Although he was with the team for its celebration in Texas, it wasn't the same for him; he felt more like a spectator than a participant. So, with all due respect to Orioles fans, he just wants to be in the middle of a team that clinches a playoff spot.
"I don't really care if it is away or at home," Markakis said. "You'd like to do it at home with the fans back home … But we aren't thinking about [where it occurs]."
Jones said his buddy Markakis still can't believe that it is happening, that after all the losses he has endured and his literal and figurative pain at the end of 2012, he may soon be a division champion with a goal much loftier.
"He's kind of still in shock that the opportunity of being in the playoffs is really among us," Jones laughed. "He's still in shock about it right now. He's saying, 'We have a pretty good shot.'"
That's about as cocky as these Orioles are going to get. They'll let the pundits say the division is sewn up. But can they really ignore what the other teams are doing and focus solely on each individual game?
"It's tough. It's really tough. We are human, we're not robots. It's not like we can just go out there and perform," Britton said. "You are always constantly looking and seeing what other people are doing. Maybe you're not fully engaged, 'Oh, my God,' inning to inning.
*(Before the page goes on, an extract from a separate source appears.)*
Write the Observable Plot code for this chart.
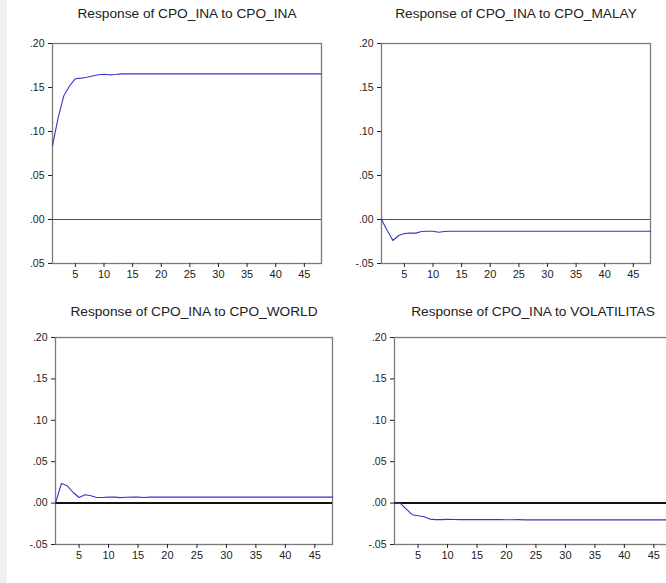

"But you're looking at scores. Every stadium has a scoreboard, and you're glancing, especially with all the time we have in the bullpen. But it is just exciting that we are playing good baseball and that we have a chance to win a division."
The bottom line is, barring a major collapse, the Orioles soon will be AL East champions. They can eliminate the Yankees with a sweep this weekend and, if they follow that up by winning two of three against Toronto, they would eliminate the Blue Jays, too. In a seven-game period, the Orioles can dismiss two of their rivals without backing into a title and give the home crowd a thrill it hasn't experienced in years.
"To do it in front of your home fans and have them celebrate with you, yeah, awesome." Jones said. "I know they can't run on the field like they used to do, like in the original 'Major League,' (movie), but to celebrate in front of them and have them go nuts for us. That's what sports is all about."